Awards
- Maurer School of Law Academy of Law Alumni Fellows - 2018
- Maurer School of Law Distinguished Service Award - 2007
Before her death in 2014, Jane E. Raley devoted her legal career to representing the poor. An experienced criminal defense attorney, Raley worked at the Office of the State Appellate Defender for 15 years representing indigent felony defendants on appeal. She handled hundreds of appeals, winning reversals in appellate courts throughout Illinois and in the Illinois Supreme Court.
She served as an assistant clinical professor of law at Northwestern and as senior staff attorney at the Bluhm Legal Clinic's Center on Wrongful Convictions. The Center's mission is to identify and rectify wrongful convictions, raise public awareness of the prevalence, causes, and social cost of wrongful convictions, and to promote substantive reform of the criminal justice system. Some of her cases garnered national media attention, including A&E's "Countdown to an Execution." The documentary told the story of Darnell Williams, an Indiana death-row inmate whose sentence was commuted to natural life by Governor Joseph Kernan. It was the first clemency granted by an Indiana governor in 50 years.

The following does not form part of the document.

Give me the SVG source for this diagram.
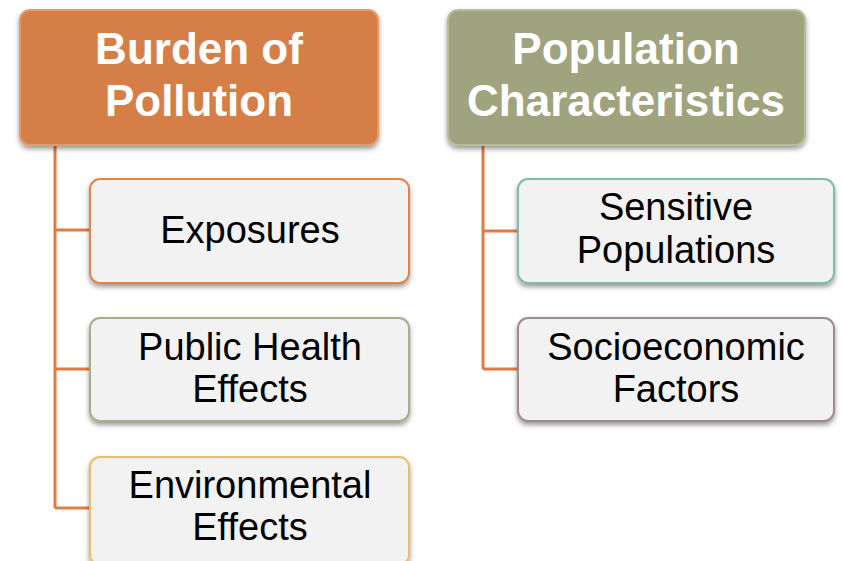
<svg xmlns="http://www.w3.org/2000/svg" width="842" height="561" viewBox="0 0 842 561">
<defs>
<filter id="sh" x="-10%" y="-10%" width="120%" height="130%">
<feDropShadow dx="0" dy="3" stdDeviation="2.5" flood-color="#000" flood-opacity="0.4"/>
</filter>
</defs>
<style>
.hd{stroke-width:2;filter:url(#sh)}
.ht{font-family:"Liberation Sans",Arial,sans-serif;font-weight:bold;font-size:44px;fill:#fff;text-anchor:middle}
.bx{fill:#f2f2f2;stroke-width:2;filter:url(#sh)}
.bt{font-family:"Liberation Sans",Arial,sans-serif;font-size:38px;fill:#000;text-anchor:middle}
.cn{fill:none;stroke:#e07b42;stroke-width:3}
</style>
<rect width="842" height="561" fill="#fff"/>
<g id="connectors">
<path class="cn" d="M55 145V508M55 230H90M55 369H90M55 508H90"/>
<path class="cn" d="M483 145V369M483 231H518M483 369H518"/>
</g>
<g id="burden">
<rect class="hd" x="20" y="10" width="358" height="135" rx="10" fill="#d67e47" stroke="#e69a66"/>
<text class="ht" x="199" y="64">Burden of</text>
<text class="ht" x="199" y="116">Pollution</text>
</g>
<g id="population">
<rect class="hd" x="448" y="10" width="357" height="135" rx="10" fill="#a0a47e" stroke="#b9bc9a"/>
<text class="ht" x="626" y="64">Population</text>
<text class="ht" x="626" y="116">Characteristics</text>
</g>
<g id="exposures">
<rect class="bx" x="90" y="179" width="319" height="104" rx="10" stroke="#e0844c"/>
<text class="bt" x="250" y="243">Exposures</text>
</g>
<g id="publichealth">
<rect class="bx" x="90" y="318" width="319" height="103" rx="10" stroke="#a9ae86"/>
<text class="bt" x="250" y="360">Public Health</text>
<text class="bt" x="250" y="402">Effects</text>
</g>
<g id="environmental">
<rect class="bx" x="90" y="457" width="319" height="108" rx="10" stroke="#e6bf6e"/>
<text class="bt" x="250" y="498">Environmental</text>
<text class="bt" x="250" y="540">Effects</text>
</g>
<g id="sensitive">
<rect class="bx" x="518" y="179" width="316" height="104" rx="10" stroke="#7fbcab"/>
<text class="bt" x="676" y="220">Sensitive</text>
<text class="bt" x="676" y="263">Populations</text>
</g>
<g id="socioeconomic">
<rect class="bx" x="518" y="318" width="316" height="103" rx="10" stroke="#9c8c8c"/>
<text class="bt" x="676" y="360">Socioeconomic</text>
<text class="bt" x="676" y="402">Factors</text>
</g>
</svg>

Her legacy lives on through her exceptional work with Northwestern University Law School's Center on Wrongful Convictions, where she served as co-director for 14 years. Raley helped overturn 12 convictions of innocent women and men. One of them, Juan Rivera, was released from prison after nearly 20 years after DNA evidence proved his innocence. She will most be remembered for her tireless commitment to justice and for mentoring countless students and young attorneys who have followed in her path.